Les plus grands noms de l'hôtellerie de luxe se précipitent à Shanghai, qui accueillera l'an prochain les dizaines de millions de visiteurs de l'Exposition universelle, en dépit d'une conjoncture internationale encore morose.

Le Peninsula, seul nouveau bâtiment construit en 60 ans sur l'emblématique boulevard de la capitale financière chinoise, le Bund, vient d'ouvrir, tout à fait dans l'esprit de l'âge d'or de la métropole, avec sa Rolls-Royce Phantom 1934 conduite par un chauffeur et une piscine que n'aurait pas renié Gatsby le magnifique.

 

Le propriétaire du prestigieux Peninsula, Hong Kong and Shanghai Hotels Limited, fait son retour dans le «Paris de l'Orient» après une absence de 60 ans, et va devoir affronter une redoutable concurrence, à six mois de l'ouverture de l'Exposition universelle.

Ritz Carlton, de son côté, est en train d'édifier un deuxième hôtel, Hyatt a déjà trois établissements, et Shangri-La va passer de un à quatre hôtels dans la métropole de près de 19 millions d'habitants.

Conrad, Jumeirah, Waldorf Astoria et le légendaire Peace Hotel - géré par le groupe Fairmont - sont tous dans la course au riche client, avec des établissements récemment terminés ou fraîchement rénovés à coups de millions de dollars.

«Est-ce de la folie?» demande Graham Kiy, directeur général du complexe de deux hôtels du Zendai conçu par l'architecte japonais Arata Isozaki.

L'hôtel, membre des Leading Hotels of the World, qui regroupe des établissements de luxe dans le monde entier selon des critères très sélectifs, doit ouvrir en septembre 2010.

Crise économique

«Le secteur du voyage de luxe lui-même a toujours été moins touché par les crises économiques», dit M. Kiy; il est «un peu en recul, mais pas aussi déprimé que les secteurs des trois ou quatre-étoiles».

Le taux d'occupation moyen des cinq-étoiles (équivalent d'un quatre-étoiles en France) est de 50-55%, et même de 60-65% dans les hôtels les mieux situés à Shanghai.

L'ouverture de nouveaux hôtels de luxe, qui vont ajouter près de 3900 chambres cinq étoiles, coïncide avec l'Exposition universelle que Shanghai accueillera à partir de mai prochain pendant six mois, et lors de laquelle 70 millions de visiteurs sont attendus, la plupart chinois.

«Nous sommes persuadés que l'Expo va être bénéfique à Shanghai en termes de visiteurs et de couverture médiatique, mais 2011 va être difficile parce qu'il y aura une surcapacité dans l'hôtellerie de luxe», dit M. Kiy.
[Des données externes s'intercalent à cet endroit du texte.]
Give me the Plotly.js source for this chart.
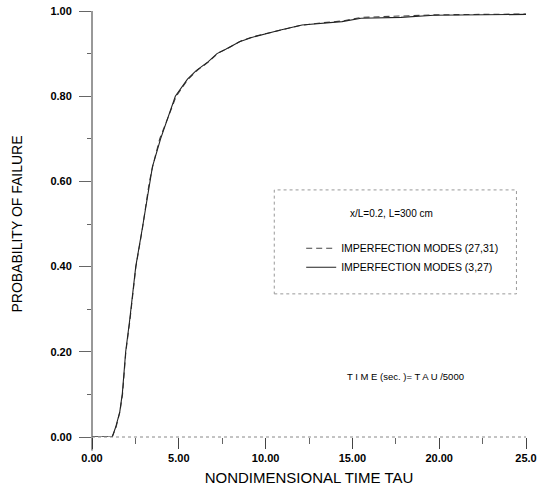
<!DOCTYPE html>
<html>
<head>
<meta charset="utf-8">
<script src="https://cdn.plot.ly/plotly-3.0.1.min.js"></script>
<style>html,body{margin:0;padding:0;background:#fff;}#chart{width:545px;height:496px;}</style>
</head>
<body>
<div id="chart"></div>
<script>
// Series (3,27) - solid
const tauA = [0, 1.17, 1.37, 1.6, 1.75, 1.94, 2.17, 2.52, 2.9, 3.32, 3.48, 3.95, 4.4, 4.8, 5.5, 6.0, 6.7, 7.2, 7.7, 8.5, 9.2, 10.0, 10.8, 12.1, 13.3, 14.4, 15.5, 17.8, 19.7, 25.0];
const probA = [0, 0, 0.024, 0.059, 0.103, 0.2, 0.274, 0.40, 0.49, 0.60, 0.634, 0.70, 0.755, 0.80, 0.84, 0.86, 0.881, 0.90, 0.91, 0.928, 0.938, 0.947, 0.955, 0.967, 0.971, 0.975, 0.983, 0.985, 0.99, 0.992];
// Series (27,31) - dashed
const tauB = [0, 1.15, 1.38, 1.6, 1.76, 1.95, 2.18, 2.53, 2.9, 3.3, 3.5, 3.9, 4.4, 4.85, 5.5, 6.1, 6.7, 7.3, 7.8, 8.6, 9.3, 10.1, 11.0, 12.0, 13.2, 14.5, 15.5, 17.5, 19.8, 25.0];
const probB = [0, 0, 0.022, 0.058, 0.10, 0.2, 0.272, 0.40, 0.488, 0.598, 0.636, 0.70, 0.752, 0.80, 0.838, 0.862, 0.88, 0.902, 0.912, 0.93, 0.94, 0.948, 0.957, 0.966, 0.972, 0.977, 0.985, 0.987, 0.991, 0.993];
const xTickVals = [0, 5, 10, 15, 20, 25];
const xTickText = ["0.00", "5.00", "10.00", "15.00", "20.00", "25.0"];
const yTickVals = [0, 0.2, 0.4, 0.6, 0.8, 1.0];
const yTickText = ["0.00", "0.20", "0.40", "0.60", "0.80", "1.00"];
const seriesNames = ["IMPERFECTION MODES (27,31)", "IMPERFECTION MODES (3,27)"];

const FONT = "Liberation Sans, Arial, sans-serif";

const traces = [
  {x: tauB, y: probB, name: seriesNames[0], mode: "lines", line: {color: "#444", width: 1.1, dash: "6px,4px"}},
  {x: tauA, y: probA, name: seriesNames[1], mode: "lines", line: {color: "#222", width: 1.1}}
];

const layout = {
  width: 545, height: 496,
  margin: {l: 92, r: 19, t: 11, b: 59},
  paper_bgcolor: "#fff", plot_bgcolor: "#fff",
  showlegend: true,
  legend: {
    x: 0.482, y: 0.477, xanchor: "left", yanchor: "top",
    bgcolor: "rgba(0,0,0,0)", borderwidth: 0,
    font: {family: FONT, size: 10.5, color: "#000"},
    itemwidth: 30, tracegroupgap: 0
  },
  xaxis: {
    range: [0, 25], showgrid: false, zeroline: false, showline: false,
    tickmode: "array", tickvals: xTickVals, ticktext: xTickText,
    ticks: "outside", ticklen: 11, tickcolor: "#444", tickwidth: 1,
    tickfont: {family: FONT, size: 11, color: "#000", weight: "bold"},
    minor: {dtick: 2.5, ticks: "outside", ticklen: 6, tickcolor: "#666"},
    title: {text: "NONDIMENSIONAL TIME TAU", font: {family: FONT, size: 15, color: "#000"}, standoff: 9}
  },
  yaxis: {
    range: [0, 1], showgrid: false, zeroline: false, showline: false,
    tickmode: "array", tickvals: yTickVals, ticktext: yTickText,
    ticks: "outside", ticklen: 12, tickcolor: "#666", tickwidth: 1,
    ticklabelstandoff: 5,
    tickfont: {family: FONT, size: 11, color: "#000", weight: "bold"},
    minor: {dtick: 0.1, ticks: "outside", ticklen: 4, tickcolor: "#666"},
    title: {text: "PROBABILITY OF FAILURE", font: {family: FONT, size: 14, color: "#000"}, standoff: 24}
  },
  shapes: [
    // y axis line extending below zero
    {type: "line", xref: "paper", yref: "paper", x0: 0, x1: 0, y0: -0.032, y1: 1, line: {color: "#333", width: 1}},
    // dotted x axis baseline
    {type: "line", xref: "paper", yref: "paper", x0: 0, x1: 1, y0: 0, y1: 0, line: {color: "#888", width: 1, dash: "dot"}},
    // legend box
    {type: "rect", xref: "paper", yref: "paper", x0: 0.42, x1: 0.978, y0: 0.336, y1: 0.58, line: {color: "#999", width: 1, dash: "dot"}}
  ],
  annotations: [
    {xref: "paper", yref: "paper", x: 0.69, y: 0.525, xanchor: "center", yanchor: "middle", text: "x/L=0.2, L=300 cm", showarrow: false, font: {family: FONT, size: 10, color: "#000"}},
    {xref: "paper", yref: "paper", x: 0.583, y: 0.141, xanchor: "left", yanchor: "middle", text: "T I M E (sec. )= T A U /5000", showarrow: false, font: {family: FONT, size: 9.5, color: "#000"}}
  ]
};

Plotly.newPlot("chart", traces, layout, {displayModeBar: false, staticPlot: true});
</script>
</body>
</html>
La Chine a fait face à la crise économique mondiale mieux qu'aucun autre marché du voyage, dit Philip Ho, vice-président Asie-Pacifique de Leading Hotels of the World, dont le dernier établissement, le PuLi Hotel and Spa, vient d'ouvrir à Shanghai.

Selon des études menées par son groupe auprès d'un nombre non précisé de personnes, seulement 15% des sondés en Chine et à Hong Kong en avril dernier ont annoncé leur intention de renoncer à des projets de voyage en raison de la crise au cours des 12 mois suivants, comparativement à 40% dans le monde.

Quatre-vingts pour cent des personnes interrogées ont indiqué qu'elles n'envisageaient pas de passer des nuits dans des hôtels moins luxueux.

«Le monde est entré en récession», dit M. Ho, «mais pas la Chine», où plus de 364 000 personnes disposent de liquidités supérieures à 1 million de dollars, selon la banque Merrill Lynch.

Un chiffre très encourageant pour le secteur de l'hôtellerie de luxe.

«La Chine est un immense marché et il y a de la place pour tout et pour tout le monde», dit le directeur général du Peninsula, Paul Tchen. «Avec notre arrivée, nous offrons une nouvelle option, dit-il. Le choix en lui-même est un luxe.»